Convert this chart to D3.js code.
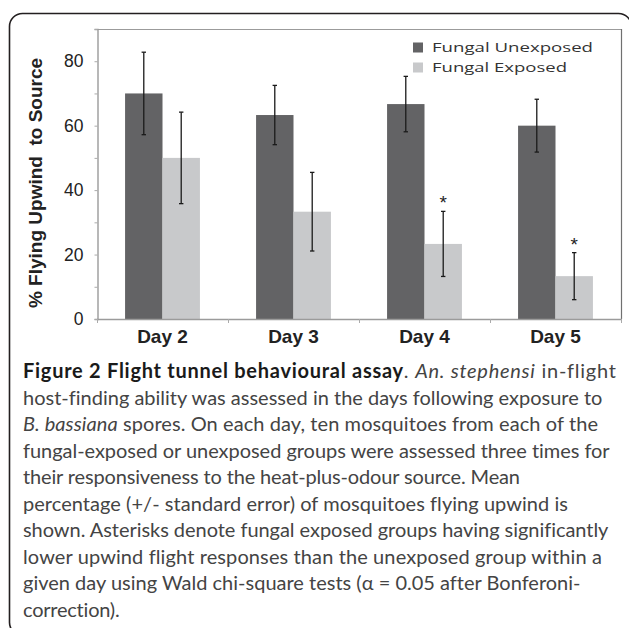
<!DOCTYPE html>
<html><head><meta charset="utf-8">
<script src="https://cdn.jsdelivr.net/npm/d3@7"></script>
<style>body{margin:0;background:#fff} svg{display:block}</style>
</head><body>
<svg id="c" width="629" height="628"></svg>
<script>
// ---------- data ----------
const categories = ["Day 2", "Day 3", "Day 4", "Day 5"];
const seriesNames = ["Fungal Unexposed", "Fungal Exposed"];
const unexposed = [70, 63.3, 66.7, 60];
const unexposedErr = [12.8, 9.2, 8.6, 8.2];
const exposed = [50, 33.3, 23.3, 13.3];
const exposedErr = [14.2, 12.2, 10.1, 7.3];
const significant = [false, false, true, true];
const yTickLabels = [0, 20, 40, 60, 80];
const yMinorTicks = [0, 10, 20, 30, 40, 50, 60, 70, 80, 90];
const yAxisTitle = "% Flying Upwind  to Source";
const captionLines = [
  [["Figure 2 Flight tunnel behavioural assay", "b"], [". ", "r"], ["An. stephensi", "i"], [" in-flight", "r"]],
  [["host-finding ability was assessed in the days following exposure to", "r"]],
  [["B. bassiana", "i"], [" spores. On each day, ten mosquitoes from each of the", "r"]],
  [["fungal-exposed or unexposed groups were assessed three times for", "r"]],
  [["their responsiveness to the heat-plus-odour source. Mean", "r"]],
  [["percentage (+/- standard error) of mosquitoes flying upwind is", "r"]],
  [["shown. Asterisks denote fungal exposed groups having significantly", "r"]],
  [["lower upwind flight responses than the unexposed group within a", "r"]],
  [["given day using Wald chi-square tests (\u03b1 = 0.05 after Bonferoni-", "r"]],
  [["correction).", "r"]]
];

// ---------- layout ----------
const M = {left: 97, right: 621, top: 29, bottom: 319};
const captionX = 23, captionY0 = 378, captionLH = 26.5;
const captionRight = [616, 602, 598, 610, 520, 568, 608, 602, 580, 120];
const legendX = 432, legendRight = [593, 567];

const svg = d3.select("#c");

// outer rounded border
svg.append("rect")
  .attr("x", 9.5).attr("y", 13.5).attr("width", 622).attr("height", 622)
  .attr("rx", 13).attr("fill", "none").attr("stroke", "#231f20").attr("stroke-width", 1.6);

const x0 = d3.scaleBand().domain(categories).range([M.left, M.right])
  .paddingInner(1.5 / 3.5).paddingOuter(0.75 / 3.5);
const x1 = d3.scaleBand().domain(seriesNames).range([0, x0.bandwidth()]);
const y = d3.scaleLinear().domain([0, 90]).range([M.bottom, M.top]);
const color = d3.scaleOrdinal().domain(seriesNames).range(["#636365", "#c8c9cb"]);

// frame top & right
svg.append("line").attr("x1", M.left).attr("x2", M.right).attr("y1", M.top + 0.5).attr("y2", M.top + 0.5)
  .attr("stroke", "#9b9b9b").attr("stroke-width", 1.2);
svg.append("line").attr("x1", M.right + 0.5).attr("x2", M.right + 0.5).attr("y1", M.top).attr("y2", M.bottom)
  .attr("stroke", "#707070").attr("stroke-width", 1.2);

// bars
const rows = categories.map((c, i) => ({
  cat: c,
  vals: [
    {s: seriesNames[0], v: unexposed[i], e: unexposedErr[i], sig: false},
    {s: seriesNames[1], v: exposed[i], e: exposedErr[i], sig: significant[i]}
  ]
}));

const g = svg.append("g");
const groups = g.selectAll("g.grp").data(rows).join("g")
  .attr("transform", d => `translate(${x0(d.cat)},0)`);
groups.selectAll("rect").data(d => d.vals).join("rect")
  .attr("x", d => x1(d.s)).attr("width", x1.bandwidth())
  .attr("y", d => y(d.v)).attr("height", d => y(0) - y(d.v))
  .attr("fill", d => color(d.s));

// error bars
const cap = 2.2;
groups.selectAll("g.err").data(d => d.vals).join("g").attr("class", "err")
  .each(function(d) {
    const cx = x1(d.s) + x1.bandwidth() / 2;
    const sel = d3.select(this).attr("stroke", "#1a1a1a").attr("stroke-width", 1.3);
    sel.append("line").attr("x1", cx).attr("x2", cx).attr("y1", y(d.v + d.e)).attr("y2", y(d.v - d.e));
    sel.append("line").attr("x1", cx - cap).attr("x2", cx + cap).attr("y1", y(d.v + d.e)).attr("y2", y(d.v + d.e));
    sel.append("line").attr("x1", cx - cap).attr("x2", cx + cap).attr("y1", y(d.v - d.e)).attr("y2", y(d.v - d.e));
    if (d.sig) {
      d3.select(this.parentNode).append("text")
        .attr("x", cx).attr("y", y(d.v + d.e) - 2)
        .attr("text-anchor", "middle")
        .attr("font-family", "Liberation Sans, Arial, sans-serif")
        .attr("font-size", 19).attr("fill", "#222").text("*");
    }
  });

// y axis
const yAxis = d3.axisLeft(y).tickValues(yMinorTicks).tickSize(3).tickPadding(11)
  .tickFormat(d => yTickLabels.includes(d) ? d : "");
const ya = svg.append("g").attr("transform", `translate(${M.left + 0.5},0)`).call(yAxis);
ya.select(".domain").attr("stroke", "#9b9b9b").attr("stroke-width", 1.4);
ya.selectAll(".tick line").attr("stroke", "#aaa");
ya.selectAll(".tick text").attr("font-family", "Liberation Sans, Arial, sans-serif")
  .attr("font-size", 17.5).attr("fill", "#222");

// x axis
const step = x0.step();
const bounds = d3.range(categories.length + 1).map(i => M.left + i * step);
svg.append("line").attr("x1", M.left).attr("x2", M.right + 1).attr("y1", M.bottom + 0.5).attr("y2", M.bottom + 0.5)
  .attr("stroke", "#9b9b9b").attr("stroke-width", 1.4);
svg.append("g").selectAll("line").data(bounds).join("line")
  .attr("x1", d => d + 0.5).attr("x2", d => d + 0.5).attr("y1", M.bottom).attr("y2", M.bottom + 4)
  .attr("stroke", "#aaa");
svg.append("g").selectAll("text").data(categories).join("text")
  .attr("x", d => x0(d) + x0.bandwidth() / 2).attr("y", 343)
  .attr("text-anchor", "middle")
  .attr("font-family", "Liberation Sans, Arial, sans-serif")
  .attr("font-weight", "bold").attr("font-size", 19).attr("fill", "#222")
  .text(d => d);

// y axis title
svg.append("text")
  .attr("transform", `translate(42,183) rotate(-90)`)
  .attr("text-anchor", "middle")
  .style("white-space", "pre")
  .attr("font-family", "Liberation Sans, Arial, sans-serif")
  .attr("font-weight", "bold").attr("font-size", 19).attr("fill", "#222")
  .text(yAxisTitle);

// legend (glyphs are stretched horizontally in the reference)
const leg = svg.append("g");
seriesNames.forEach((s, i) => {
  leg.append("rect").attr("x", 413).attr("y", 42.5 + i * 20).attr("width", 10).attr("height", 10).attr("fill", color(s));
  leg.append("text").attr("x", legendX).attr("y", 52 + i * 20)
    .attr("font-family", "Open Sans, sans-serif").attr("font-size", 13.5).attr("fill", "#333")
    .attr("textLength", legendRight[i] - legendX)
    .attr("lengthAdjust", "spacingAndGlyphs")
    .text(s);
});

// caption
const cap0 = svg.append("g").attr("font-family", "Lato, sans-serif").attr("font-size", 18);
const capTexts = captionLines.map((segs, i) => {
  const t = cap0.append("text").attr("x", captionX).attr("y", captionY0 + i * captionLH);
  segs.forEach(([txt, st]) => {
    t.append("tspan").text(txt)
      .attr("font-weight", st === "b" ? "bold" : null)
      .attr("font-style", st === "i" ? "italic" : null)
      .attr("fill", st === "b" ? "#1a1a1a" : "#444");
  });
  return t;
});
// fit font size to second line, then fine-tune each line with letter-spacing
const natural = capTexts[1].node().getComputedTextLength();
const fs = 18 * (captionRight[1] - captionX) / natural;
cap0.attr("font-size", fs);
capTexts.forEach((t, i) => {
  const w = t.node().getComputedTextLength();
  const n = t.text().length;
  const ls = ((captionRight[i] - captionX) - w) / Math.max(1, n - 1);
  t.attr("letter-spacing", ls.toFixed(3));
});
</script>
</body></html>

▶ Stated goal:
All lines above containing the string "this" are to be collected.

▶ Written solution:
Convert this chart to D3.js code.
    const sel = d3.select(this).attr("stroke", "#1a1a1a").attr("stroke-width", 1.3);
      d3.select(this.parentNode).append("text")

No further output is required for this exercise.